>> BEGIN

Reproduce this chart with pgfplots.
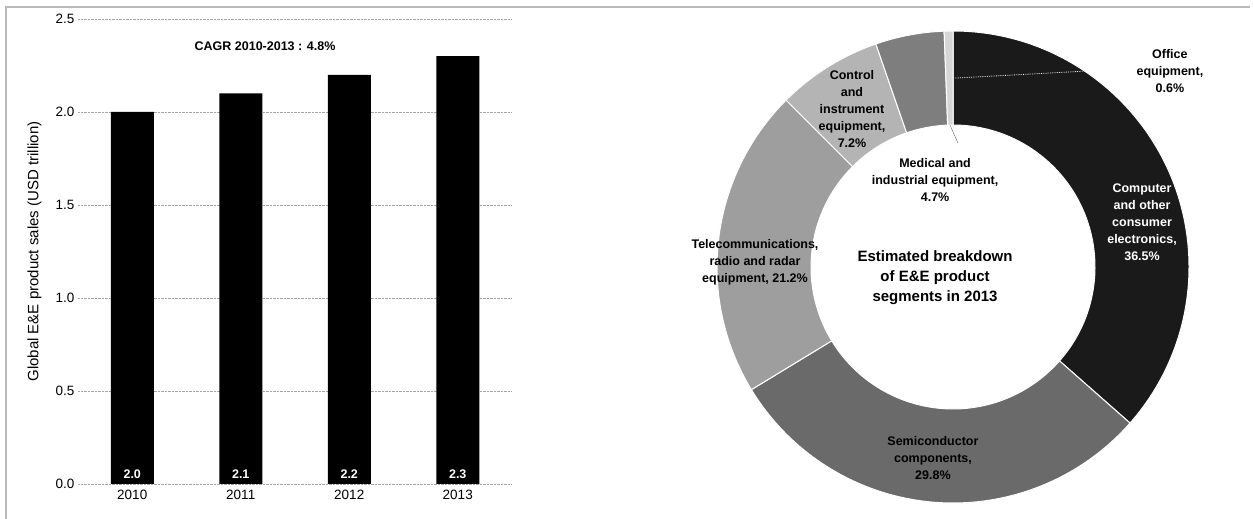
\documentclass[border=0pt]{standalone}
\usepackage{fontspec}
\setmainfont{Liberation Sans}
\usepackage{pgfplots}
\usepackage{pgfplotstable}
\pgfplotsset{compat=1.18}

\definecolor{cComp}{HTML}{1A1A1A}
\definecolor{cSemi}{HTML}{6A6A6A}
\definecolor{cTele}{HTML}{9E9E9E}
\definecolor{cCtrl}{HTML}{B4B4B4}
\definecolor{cMed}{HTML}{7E7E7E}
\definecolor{cOff}{HTML}{D6D6D6}

\pgfplotstableread[col sep=comma]{
idx,year,base,sales
0,2010,0,2.0
1,2011,0,2.1
2,2012,0,2.2
3,2013,0,2.3
}\salestable

\pgfplotstableread[col sep=comma]{
segment,share,colour
Computer,36.5,cComp
Semiconductor,29.8,cSemi
Telecom,21.2,cTele
Control,7.2,cCtrl
Medical,4.7,cMed
Office,0.6,cOff
}\segtable

\begin{document}
\begin{tikzpicture}
\useasboundingbox (0,0) rectangle (1253pt,519pt);
\draw[gray!55, line width=1.2pt] (5pt,512pt) -- (1250pt,512pt);
\draw[gray!55, line width=1.2pt] (6pt,512pt) -- (6pt,0pt);

\begin{axis}[
  at={(78pt,35pt)}, anchor=south west,
  scale only axis, width=434pt, height=465pt,
  xmin=-0.5, xmax=3.5, ymin=0, ymax=2.5,
  axis line style={draw=none}, tick style={draw=none},
  ytick={0,0.5,1,1.5,2,2.5},
  xtick={0,1,2,3}, xticklabels={2010,2011,2012,2013},
  /pgf/number format/fixed, /pgf/number format/fixed zerofill,
  /pgf/number format/precision=1, /pgf/number format/assume math mode=true,
  ymajorgrids, grid style={densely dotted, gray!70, line width=0.7pt},
  tick label style={font=\fontsize{13.5}{15}\selectfont},
  xticklabel style={yshift=-3pt},
  ylabel={Global E\&E product sales (USD trillion)},
  ylabel style={font=\fontsize{15}{17}\selectfont, at={(axis description cs:-0.1,0.5)}, anchor=center},
  clip=false,
]
\addplot[ybar, bar width=43pt, fill=black, draw=none] table[x=idx, y=sales] {\salestable};
\addplot[draw=none, mark=none, nodes near coords, point meta=explicit,
  every node near coord/.append style={white, font=\bfseries\fontsize{12.5}{15}\selectfont, anchor=south, yshift=2pt}]
  table[x=idx, y=base, meta=sales] {\salestable};
\node[font=\bfseries\fontsize{12.5}{15}\selectfont] at (axis description cs:0.431,0.942) {CAGR 2010-2013 : 4.8\%};
\end{axis}

\begin{axis}[
  at={(953pt,252pt)}, anchor=center,
  scale only axis, width=472pt, height=472pt,
  xmin=-1, xmax=1, ymin=-1, ymax=1,
  hide axis, clip=false,
]
\pgfplotsextra{
  \gdef\segstart{90}%
  \pgfplotstableforeachcolumnelement{share}\of\segtable\as\segval{%
    \pgfmathsetmacro\segend{\segstart-3.6*\segval}%
    \pgfplotstablegetelem{\pgfplotstablerow}{colour}\of\segtable
    \let\segcol\pgfplotsretval
    \filldraw[fill=\segcol, draw=white, line width=1pt, shift={(axis cs:0,0)}]
      (\segstart:236pt) arc[start angle=\segstart, end angle=\segend, radius=236pt]
      -- (\segend:142pt) arc[start angle=\segend, end angle=\segstart, radius=142pt] -- cycle;
    \xdef\segstart{\segend}%
  }%
}
\draw[white!85!gray, densely dotted, line width=0.8pt] (axis cs:0.0,0.80) -- (axis cs:0.56,0.83);
\draw[gray, line width=0.5pt] (axis cs:-0.013,0.602) -- (axis cs:0.021,0.525);
\tikzset{pl/.style={font=\bfseries\fontsize{12.5}{17}\selectfont, align=center}}
\node[pl] at (axis cs:0.919,0.831) {Office\\equipment,\\0.6\%};
\node[pl] at (axis cs:-0.428,0.669) {Control\\and\\instrument\\equipment,\\7.2\%};
\node[pl] at (axis cs:-0.076,0.369) {Medical and\\industrial equipment,\\4.7\%};
\node[pl, white] at (axis cs:0.801,0.191) {Computer\\and other\\consumer\\electronics,\\36.5\%};
\node[pl] at (axis cs:-0.839,0.021) {Telecommunications,\\radio and radar\\equipment, 21.2\%};
\node[pl] at (axis cs:-0.085,-0.809) {Semiconductor\\components,\\29.8\%};
\node[font=\bfseries\fontsize{15}{20}\selectfont, align=center] at (axis cs:-0.076,-0.047) {Estimated breakdown\\of E\&E product\\segments in 2013};
\end{axis}
\end{tikzpicture}
\end{document}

>> END

Set problem:
Begin at the first line of the data above and repeat each line exactly, stopping after the line containing "(6pt,512pt) -- (6pt,0pt);". Omit the pictures.

Answer for the task:
Reproduce this chart with pgfplots.
\documentclass[border=0pt]{standalone}
\usepackage{fontspec}
\setmainfont{Liberation Sans}
\usepackage{pgfplots}
\usepackage{pgfplotstable}
\pgfplotsset{compat=1.18}

\definecolor{cComp}{HTML}{1A1A1A}
\definecolor{cSemi}{HTML}{6A6A6A}
\definecolor{cTele}{HTML}{9E9E9E}
\definecolor{cCtrl}{HTML}{B4B4B4}
\definecolor{cMed}{HTML}{7E7E7E}
\definecolor{cOff}{HTML}{D6D6D6}

\pgfplotstableread[col sep=comma]{
idx,year,base,sales
0,2010,0,2.0
1,2011,0,2.1
2,2012,0,2.2
3,2013,0,2.3
}\salestable

\pgfplotstableread[col sep=comma]{
segment,share,colour
Computer,36.5,cComp
Semiconductor,29.8,cSemi
Telecom,21.2,cTele
Control,7.2,cCtrl
Medical,4.7,cMed
Office,0.6,cOff
}\segtable

\begin{document}
\begin{tikzpicture}
\useasboundingbox (0,0) rectangle (1253pt,519pt);
\draw[gray!55, line width=1.2pt] (5pt,512pt) -- (1250pt,512pt);
\draw[gray!55, line width=1.2pt] (6pt,512pt) -- (6pt,0pt);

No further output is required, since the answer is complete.